The federal government is giving a financial boost to one of the University of British Columbia’s (UBC) climate action initiatives. The District Waste Heat Recovery Project received $974,000 in funding to install heat recovery systems that will reduce the university’s reliance on natural gas.
“The new heat recovery systems will improve the efficiency of UBC’s Bioenergy Research Demonstration Facility, which is currently being upgraded to produce up to 70 per cent of the Vancouver campus’ thermal energy using clean, locally sourced wood waste,” said Santa J. Ono, president and vice-chancellor of UBC. “The new heat recovery systems will reduce UBC’s emissions by over 1,000 tonnes of carbon dioxide annually.”
Over the lifespan of the project, UBC will see a cumulative reduction of about 14,600 tonnes of greenhouse gas emissions. The university will also save around $1 million in heating costs annually, according to Environment and Climate Change Canada.
The new system will redirect the heat recovered to the campus’s hot-water district energy system, which supplies the majority of its buildings with heat and hot water.
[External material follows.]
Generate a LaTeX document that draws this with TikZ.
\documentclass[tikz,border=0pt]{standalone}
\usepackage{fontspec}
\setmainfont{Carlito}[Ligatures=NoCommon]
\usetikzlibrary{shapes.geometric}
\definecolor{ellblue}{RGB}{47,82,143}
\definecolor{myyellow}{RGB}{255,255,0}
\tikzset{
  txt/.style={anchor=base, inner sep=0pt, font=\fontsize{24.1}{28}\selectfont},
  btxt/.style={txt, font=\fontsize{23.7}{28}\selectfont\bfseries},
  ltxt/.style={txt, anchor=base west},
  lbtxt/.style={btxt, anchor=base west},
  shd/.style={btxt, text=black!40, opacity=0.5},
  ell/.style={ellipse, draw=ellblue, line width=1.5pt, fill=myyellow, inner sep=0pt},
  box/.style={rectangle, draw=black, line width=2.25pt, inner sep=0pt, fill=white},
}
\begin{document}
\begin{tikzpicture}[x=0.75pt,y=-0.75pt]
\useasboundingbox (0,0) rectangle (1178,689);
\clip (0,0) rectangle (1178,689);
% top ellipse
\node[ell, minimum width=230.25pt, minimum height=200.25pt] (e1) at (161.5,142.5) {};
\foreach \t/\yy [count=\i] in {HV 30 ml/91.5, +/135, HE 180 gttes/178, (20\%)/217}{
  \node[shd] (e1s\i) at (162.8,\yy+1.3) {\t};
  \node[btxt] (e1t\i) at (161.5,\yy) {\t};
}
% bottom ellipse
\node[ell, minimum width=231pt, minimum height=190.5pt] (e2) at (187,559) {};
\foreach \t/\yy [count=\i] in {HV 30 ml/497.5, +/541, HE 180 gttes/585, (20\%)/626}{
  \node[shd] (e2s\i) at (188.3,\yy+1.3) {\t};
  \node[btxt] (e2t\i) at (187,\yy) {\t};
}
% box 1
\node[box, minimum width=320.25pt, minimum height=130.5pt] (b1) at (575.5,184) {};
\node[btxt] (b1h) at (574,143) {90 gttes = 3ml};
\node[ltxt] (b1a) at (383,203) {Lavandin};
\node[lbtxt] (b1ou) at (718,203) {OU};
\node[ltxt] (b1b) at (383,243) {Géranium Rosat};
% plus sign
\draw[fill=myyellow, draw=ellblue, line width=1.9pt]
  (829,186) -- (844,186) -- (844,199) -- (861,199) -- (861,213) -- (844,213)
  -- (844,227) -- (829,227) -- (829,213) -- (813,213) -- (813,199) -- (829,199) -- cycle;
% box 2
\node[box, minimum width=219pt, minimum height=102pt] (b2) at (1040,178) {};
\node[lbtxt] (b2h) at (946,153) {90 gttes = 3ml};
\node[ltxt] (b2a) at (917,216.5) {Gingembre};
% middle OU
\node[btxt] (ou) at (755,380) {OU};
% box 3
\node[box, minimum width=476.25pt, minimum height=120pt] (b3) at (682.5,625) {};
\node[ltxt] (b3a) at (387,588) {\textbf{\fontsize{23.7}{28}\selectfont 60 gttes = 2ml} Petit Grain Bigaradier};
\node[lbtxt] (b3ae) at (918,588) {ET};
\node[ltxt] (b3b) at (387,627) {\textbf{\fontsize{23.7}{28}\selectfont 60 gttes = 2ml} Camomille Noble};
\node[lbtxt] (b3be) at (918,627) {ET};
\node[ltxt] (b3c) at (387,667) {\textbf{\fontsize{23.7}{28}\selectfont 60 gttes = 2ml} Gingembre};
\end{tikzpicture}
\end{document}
“Our government will continue to invest in projects that support clean energy in educational institutions like the University of British Columbia so that students can live and work in cleaner, more sustainable environments for generations to come,” said Jonathan Wilkinson, minister of environment and climate change.
The funding comes from the federal government’s Low Carbon Economy Challenge, which invests in projects that reduce carbon pollution, save money and create jobs.